Drievoudig wereldkampioen Alain Prost is al sinds Renault het Lotus-team in 2015 overnam aan het Franse team verbonden als adviseur, een zelfde rol als Niki Lauda tot zijn dood bij Mercedes had. Vanaf nu krijgt de kleine Fransman met de markante haakneus een meer formele rol bij de geel-zwarte equipe: hij vervangt Thierry Boloré - die CEO werd van Renault - in de raad van bestuur van het F1-team. De 64-jarige Prost reed van 1981 tot en met 1983 zelf voor Renault, maar won geen titels voor het merk. Later wel voor McLaren-Honda (en Williams-Renault), maar dat terzijde.
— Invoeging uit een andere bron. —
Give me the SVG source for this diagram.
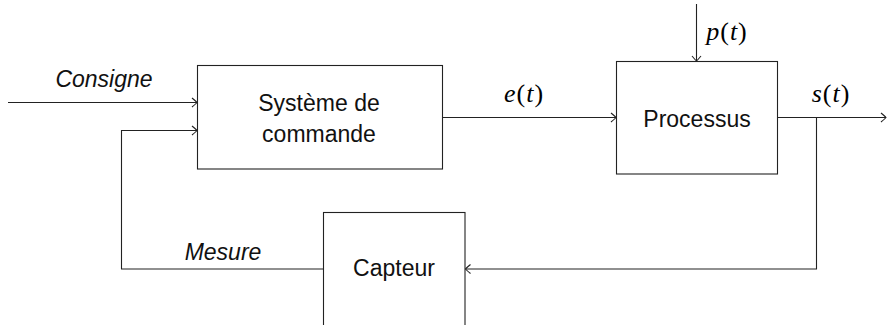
<svg xmlns="http://www.w3.org/2000/svg" width="891" height="325" viewBox="0 0 891 325">
<style>
.box{fill:#fff;stroke:#222;stroke-width:1.1}
.wire{fill:none;stroke:#222;stroke-width:1.1}
.lbl{font-family:"Liberation Sans",Arial,sans-serif;font-size:23px;fill:#111;text-anchor:middle}
.it{font-style:italic}
.math{font-family:"Liberation Serif","Times New Roman",serif;font-size:26px;fill:#000;text-anchor:middle;letter-spacing:1px}
</style>
<defs>
<marker id="arr" markerUnits="userSpaceOnUse" markerWidth="12" markerHeight="12" viewBox="-8 -6 10 12" refX="0" refY="0" orient="auto">
<path d="M -5 -4.5 Q -1 -1.2 0 0 Q -1 1.2 -5 4.5" fill="none" stroke="#222" stroke-width="1.1"/>
</marker>
</defs>
<g id="connectors">
<path class="wire" d="M 8 102.5 H 197" marker-end="url(#arr)"/>
<path class="wire" d="M 323.5 269 H 121.5 V 130.5 H 197" marker-end="url(#arr)"/>
<path class="wire" d="M 442.5 117.5 H 616" marker-end="url(#arr)"/>
<path class="wire" d="M 696.5 4 V 61" marker-end="url(#arr)"/>
<path class="wire" d="M 777 117.5 H 886" marker-end="url(#arr)"/>
<path class="wire" d="M 816.5 117.5 V 269 H 465.5" marker-end="url(#arr)"/>
<text class="lbl it" x="104" y="87">Consigne</text>
<text class="lbl it" x="223" y="260">Mesure</text>
<text class="math" x="524" y="102"><tspan font-style="italic">e</tspan>(<tspan font-style="italic">t</tspan>)</text>
<text class="math" x="727" y="40"><tspan font-style="italic">p</tspan>(<tspan font-style="italic">t</tspan>)</text>
<text class="math" x="831" y="102"><tspan font-style="italic">s</tspan>(<tspan font-style="italic">t</tspan>)</text>
</g>
<g id="systeme">
<rect class="box" x="197.5" y="65.5" width="245" height="103.5"/>
<text class="lbl" x="319" y="111">Système de</text>
<text class="lbl" x="319" y="142">commande</text>
</g>
<g id="processus">
<rect class="box" x="616.5" y="61.5" width="161" height="112.5"/>
<text class="lbl" x="697" y="127">Processus</text>
</g>
<g id="capteur">
<rect class="box" x="323.5" y="212.5" width="141.5" height="130"/>
<text class="lbl" x="394" y="276">Capteur</text>
</g>
</svg>
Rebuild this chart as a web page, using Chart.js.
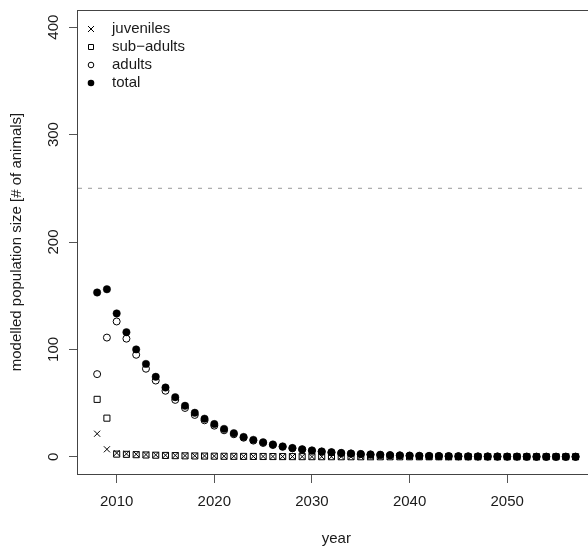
<!DOCTYPE html>
<html>
<head>
<meta charset="utf-8">
<script src="https://cdn.jsdelivr.net/npm/chart.js@4/dist/chart.umd.min.js"></script>
<style>
  html, body { margin: 0; padding: 0; background: #fff; overflow: hidden; }
  #wrap { width: 600px; height: 546px; }
</style>
</head>
<body>
<div id="wrap"><canvas id="popChart" width="600" height="546"></canvas></div>
<script>
// years modelled
const years = [
  2008, 2009, 2010, 2011, 2012, 2013, 2014, 2015, 2016, 2017,
  2018, 2019, 2020, 2021, 2022, 2023, 2024, 2025, 2026, 2027,
  2028, 2029, 2030, 2031, 2032, 2033, 2034, 2035, 2036, 2037,
  2038, 2039, 2040, 2041, 2042, 2043, 2044, 2045, 2046, 2047,
  2048, 2049, 2050, 2051, 2052, 2053, 2054, 2055, 2056, 2057
];

const juveniles = [
  21.5, 7, 3.5, 2.8, 2.4, 2.1, 1.8, 1.5, 1.3, 1.1,
  1.0, 0.8, 0.7, 0.6, 0.5, 0.45, 0.4, 0.35, 0.3, 0.25,
  0.2, 0.18, 0.15, 0.13, 0.11, 0.1, 0.08, 0.07, 0.06, 0.05,
  0.04, 0.04, 0.03, 0.03, 0.02, 0.02, 0.02, 0.01, 0.01, 0.01,
  0, 0, 0, 0, 0, 0, 0, 0, 0, 0
];

const subAdults = [
  53.5, 36, 2.5, 2.3, 2.0, 1.7, 1.5, 1.3, 1.1, 0.9,
  0.8, 0.7, 0.6, 0.5, 0.45, 0.4, 0.35, 0.3, 0.25, 0.2,
  0.18, 0.15, 0.13, 0.11, 0.1, 0.08, 0.07, 0.06, 0.05, 0.04,
  0.04, 0.03, 0.03, 0.02, 0.02, 0.02, 0.01, 0.01, 0.01, 0.01,
  0, 0, 0, 0, 0, 0, 0, 0, 0, 0
];

const adults = [
  77, 111, 126, 110, 95, 82, 71, 61.5, 53, 45.5,
  39, 34, 29, 24.7, 21, 17.8, 15.1, 12.9, 11, 9.3,
  7.9, 6.7, 5.7, 4.8, 4.1, 3.5, 3, 2.5, 2.1, 1.8,
  1.5, 1.3, 1.1, 0.9, 0.8, 0.7, 0.6, 0.5, 0.4, 0.35,
  0.3, 0.25, 0.2, 0.2, 0.15, 0.1, 0.1, 0.1, 0.1, 0.1
];

const total = [
  153, 156, 133.5, 116, 100, 86.5, 74.5, 64.5, 55.5, 47.5,
  41, 35.5, 30.5, 26, 22, 18.5, 15.8, 13.5, 11.5, 9.7,
  8.2, 7, 6, 5, 4.3, 3.6, 3.1, 2.6, 2.2, 1.9,
  1.6, 1.3, 1.1, 0.9, 0.8, 0.7, 0.6, 0.5, 0.4, 0.35,
  0.3, 0.25, 0.2, 0.2, 0.15, 0.1, 0.1, 0.1, 0.1, 0.1
];

const threshold = 250;
const xTickValues = [2010, 2020, 2030, 2040, 2050];
const yTickValues = [0, 100, 200, 300, 400];
const xRange = [2006.04, 2058.96];
const yRange = [-16, 416];

const FONT = 'Liberation Sans, Arial, Helvetica, sans-serif';
const TEXT = '#1a1a1a';
const AXIS = '#555';

const toPoints = arr => years.map((yr, i) => ({ x: yr, y: arr[i] }));

// R-style legend, top left inside the plot box
const boxLegend = {
  id: 'boxLegend',
  afterDatasetsDraw(chart) {
    const { ctx, chartArea } = chart;
    const items = chart.data.datasets.filter(d => d.inLegend);
    ctx.save();
    ctx.font = '15px ' + FONT;
    ctx.textBaseline = 'middle';
    ctx.textAlign = 'left';
    items.forEach((d, i) => {
      const cx = chartArea.left + 13;
      const cy = chartArea.top + 19 + i * 18;
      ctx.strokeStyle = '#000';
      ctx.fillStyle = '#000';
      ctx.lineWidth = 1;
      ctx.beginPath();
      if (d.pointStyle === 'crossRot') {
        ctx.moveTo(cx - 3, cy - 3); ctx.lineTo(cx + 3, cy + 3);
        ctx.moveTo(cx - 3, cy + 3); ctx.lineTo(cx + 3, cy - 3);
        ctx.stroke();
      } else if (d.pointStyle === 'rect') {
        ctx.rect(cx - 2.5, cy - 2.5, 5, 5);
        ctx.stroke();
      } else if (d.backgroundColor === '#000') {
        ctx.arc(cx, cy, 3.3, 0, Math.PI * 2);
        ctx.fill();
      } else {
        ctx.arc(cx, cy, 2.8, 0, Math.PI * 2);
        ctx.stroke();
      }
      ctx.fillStyle = TEXT;
      ctx.fillText(d.label, chartArea.left + 34, cy);
    });
    ctx.restore();
  }
};

const plotBox = {
  id: 'plotBox',
  beforeDatasetsDraw(chart) {
    const { ctx, chartArea } = chart;
    ctx.save();
    ctx.strokeStyle = '#444';
    ctx.lineWidth = 1;
    ctx.strokeRect(chartArea.left - 0.5, chartArea.top + 0.5,
      chartArea.right - chartArea.left, chartArea.bottom - chartArea.top);
    ctx.restore();
  }
};

const ctx = document.getElementById('popChart').getContext('2d');
new Chart(ctx, {
  type: 'scatter',
  data: {
    datasets: [
      {
        label: 'juveniles', inLegend: true, data: toPoints(juveniles), order: 4,
        pointStyle: 'crossRot', pointRadius: 4.3, borderColor: '#000', borderWidth: 1,
        backgroundColor: 'transparent'
      },
      {
        label: 'sub\u2212adults', inLegend: true, data: toPoints(subAdults), order: 3,
        pointStyle: 'rect', pointRadius: 4.3, borderColor: '#000', borderWidth: 1,
        backgroundColor: 'transparent'
      },
      {
        label: 'adults', inLegend: true, data: toPoints(adults), order: 2,
        pointStyle: 'circle', pointRadius: 3.5, borderColor: '#000', borderWidth: 1,
        backgroundColor: 'transparent'
      },
      {
        label: 'total', inLegend: true, data: toPoints(total), order: 1,
        pointStyle: 'circle', pointRadius: 3.7, borderColor: '#000', borderWidth: 0.5,
        backgroundColor: '#000'
      },
      {
        label: 'threshold', inLegend: false, type: 'line', order: 5,
        data: [{ x: xRange[0], y: threshold }, { x: xRange[1], y: threshold }],
        borderColor: '#999', borderWidth: 1, borderDash: [4, 6], pointRadius: 0
      }
    ]
  },
  options: {
    responsive: false,
    animation: false,
    devicePixelRatio: 1,
    layout: { padding: { top: 10, right: 5, left: 0, bottom: 0 } },
    plugins: { legend: { display: false }, tooltip: { enabled: false } },
    scales: {
      x: {
        type: 'linear',
        min: xRange[0], max: xRange[1],
        afterBuildTicks: s => { s.ticks = xTickValues.map(v => ({ value: v })); },
        afterFit: s => { s.height = 72; s.paddingLeft = 0; s.paddingRight = 0; },
        border: { display: false },
        grid: { drawOnChartArea: false, drawTicks: true, tickLength: 9, color: AXIS },
        ticks: {
          padding: 10, color: TEXT, font: { family: FONT, size: 15 },
          maxRotation: 0, callback: v => String(v)
        },
        title: {
          display: true, text: 'year', color: TEXT,
          font: { family: FONT, size: 15 }, padding: { top: 0, bottom: -2 }
        }
      },
      y: {
        type: 'linear',
        min: yRange[0], max: yRange[1],
        afterBuildTicks: s => { s.ticks = yTickValues.map(v => ({ value: v })); },
        afterFit: s => { s.width = 78; s.paddingTop = 0; s.paddingBottom = 0; },
        border: { display: false },
        grid: { drawOnChartArea: false, drawTicks: true, tickLength: 9, color: AXIS },
        ticks: {
          padding: 2.5, color: TEXT, font: { family: FONT, size: 15 },
          minRotation: 90, maxRotation: 90, crossAlign: 'center',
          callback: v => String(v)
        },
        title: {
          display: true, text: 'modelled population size [# of animals]', color: TEXT,
          font: { family: FONT, size: 15 }, padding: { top: 8, bottom: 0 }
        }
      }
    }
  },
  plugins: [plotBox, boxLegend]
});
</script>
</body>
</html>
Het is de vraag in hoeverre Prost iets voor Renault kan betekenen. Het grote probleem bij de Fransen zit hem in de betrouwbaarheid: Renault heeft dit seizoen in zijn eentje de helft van alle uitvalbeurten met een technische oorzaak voor zijn rekening genomen. Dus tenzij Prost hoogstpersoonlijk V6'en en MGU-K's in elkaar gaat schroeven hoeven we op dat vlak geen directe verbetering te verwachten. Voor Red Bull Racing lijkt de keuze op Honda over te stappen in ieder geval een uitstekende te zijn geweest.
Renault-coureurs Ricciardo en Hülkenberg staan na 11 races respectievelijk elfde en veertiende in het klassement.